FEED AND FERTILITY…
FEED AND FERTILITY…
Careful feeding
management can help
safeguard the fertility of
high-yielding, spring calving
cows. Jessica Buss reports
TO MINIMISE the negative effect of turnout on fertility, one 9400-litre herd will restrict grazing times for non-pregnant cows this spring.
To supplement their low grass intakes these fresh calvers at John Rounds 175-cow herd, Elmoreback Farm, Gloucester, will be fed a mixed ration of maize and grass silage and concentrates.
"Last year cows milked well off grass and although fertility was not as bad as the previous spring, it was not as good as in winter," explains Mr Round. These high yielders must achieve good dry matter intakes of the correct ration spec in the breeding season to ensure they get in calf.
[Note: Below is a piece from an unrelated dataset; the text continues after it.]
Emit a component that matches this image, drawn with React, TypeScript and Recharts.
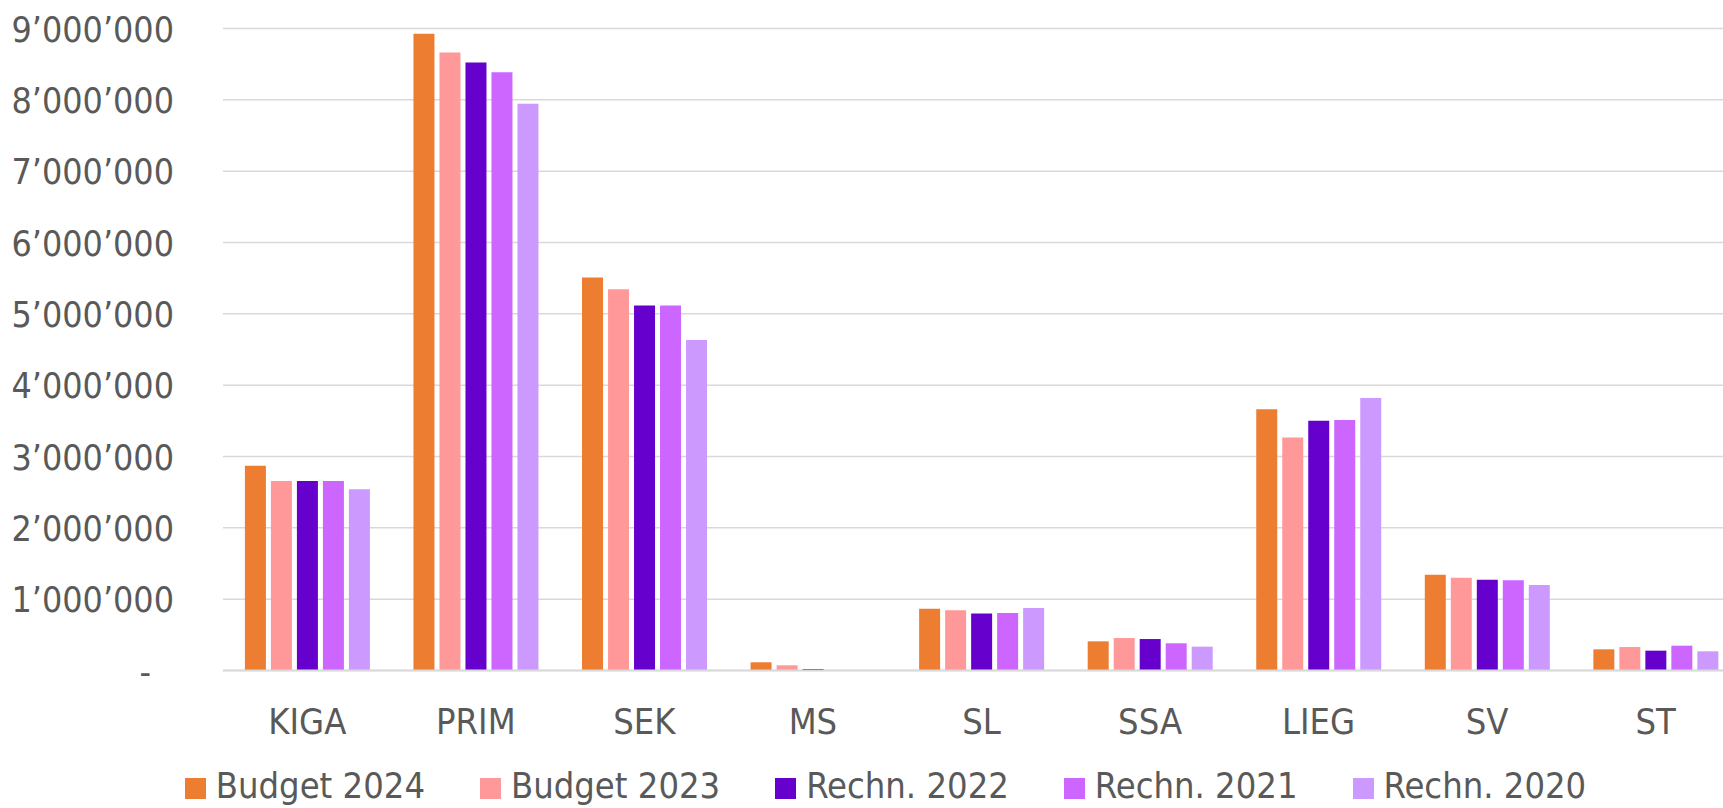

"Cows can produce 30 litres at grass, but it cannot support 45-litre cows, and we have some cows peaking at 60 litres."
January calvers, served after turnout last year, needed 2.38 services a cow, February calvers 2.5 a cow, and March and April calvers 2 a cow. Those calving in May were easier to get in-calf, requiring only 1.8 services a cow, explains Mr Rounds ADAS nutrition consultant Pete Kelly.
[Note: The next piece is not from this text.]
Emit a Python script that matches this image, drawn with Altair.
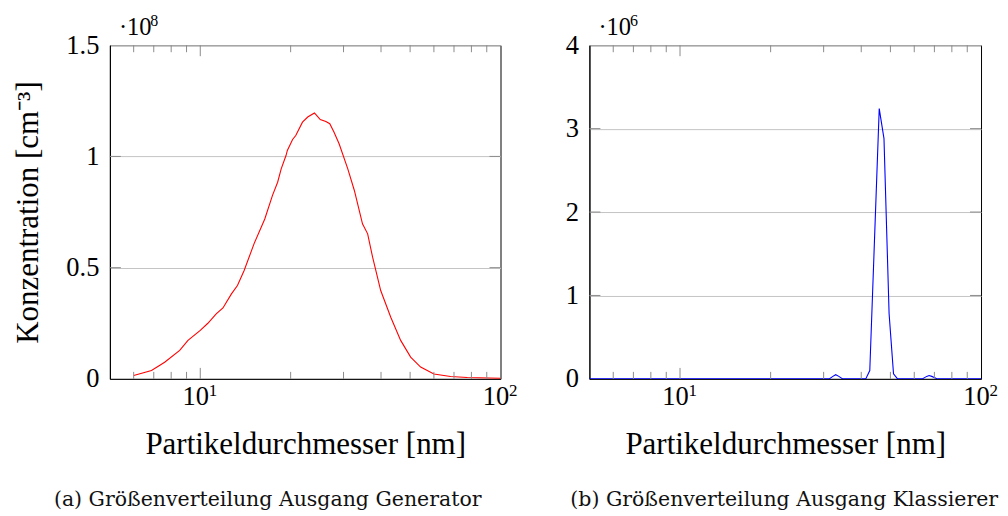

Mr Round aims to keep the calving interval below 390 days. He is not concerned about letting cows slip up to a month because of the herds all-year-round calving pattern and high average yield. Actual calving interval for the last year is 377 days.
"Before we started complete diet feeding, fertility was worse. Although complete diet feeding initially improved yield slightly, the improvement in fertility was more dramatic."
To improve fertility this spring and help maintain lactations, Mr Round plans to change the way he groups cows. The high yielding group last year included cows up to 200 days calved, but now it will only include cows not in-calf, up to about 100 days calved.
These fresher cows will be fed a ration of maize silage and concentrates. Fresh grass will be restricted to 4-5kg of dry matter to maximise intake of the mixed ration. High quality forage with good intake characteristics is vital, he adds.
"On the winter diet the best cows eat 32kg DM – 70kg fresh weight. It is impossible for cows to eat that much fresh grass – it would need intakes of over 200kg fresh weight."
In-calf cows will graze grass and, because concentrates cannot be fed in the parlour, they will receive a buffer feed of forage and concentrates. Many of these in-calf cows will still produce over 30 litres and are typically dried-off giving 23-30 litres.
To maximise intakes in summer, cows are housed in hot weather. High yielding cows eat little when standing in the sun and show few signs of bulling, explains Mr Round. In these circumstances, cows come in at mid-day or only graze at night, when its cooler.
The high yielders spring and summer diet will include sugar beet pulp to add fibre, and low protein maize silage with little or no grass silage, to lower the crude protein of the diet, and so balance the high protein grass.
Mr Kelly adds that while there is little scientific evidence to support the negative effect of excess rumen degradable protein on fertility, there is circumstantial evidence. Checking the protein content of fresh grass once a week will ensure protein levels are kept low enough, advises Mr Kelly.
"We want a diet below 20% crude protein at grass to ensure good fertility. Mid-April grass can be 28-30% crude protein, so on a diet of grazed grass high yielding cows will receive too much protein." Cows of average yields would cope with the excess protein better, because they can afford to use energy for it, and their fertility is less likely to suffer.
* Monitoring results
Mr Round monitors fertility using breeding wall charts, which give a visual picture of cow services quickly, and he uses NMR Herdwatch to calculate conception rates.
Mr Kelly says that submission rates – cows served within the desired period after calving – are often low when cows are at grass because of poor heat detection.
The farms Herdwatch figures show that heats are observed well with the days to first service similar to winter but conception rates are low. Cows are observed as they are walked in from the fields twice a day and checked at night.
Mr Kelly says that where heat observation is poor, producers should consider using a beef bull for two months, when black-and-white heifers are not needed.
But Mr Round breeds all cows pure so that he can gain from the genetics in the herd which currently averages £42 PIN, with calving heifers now averaging £70 PIN. Excess heifers are sold. *
SPRING FERTILITY
• Avoid sudden ration changes.
• Ensure high yielders eat adequate DM.
• Feed correct level of crude protein in rations.
Dry cow management
Dry cow management has also helped improve fertility in the last year, with services a cow now reduced to 1.82 over 12 months compared with 2.02 a cow a year ago.
John Rounds ADAS nutrition consultant Pete Kelly says the herd now has a management programme for dry cows which has reduced difficult calvings, milk fever incidence and helped cows reach peak yield more quickly after calving.
Dry cows stay inside or on bare pasture and are fed a ration which includes straw, maize silage, grass silage and 2kg of concentrate for the last two to three weeks before calving.
Glos producer John Round (left) and ADAS consultant Peter Kelly will restrict access to grass to ensure good fertility of high yielders this spring.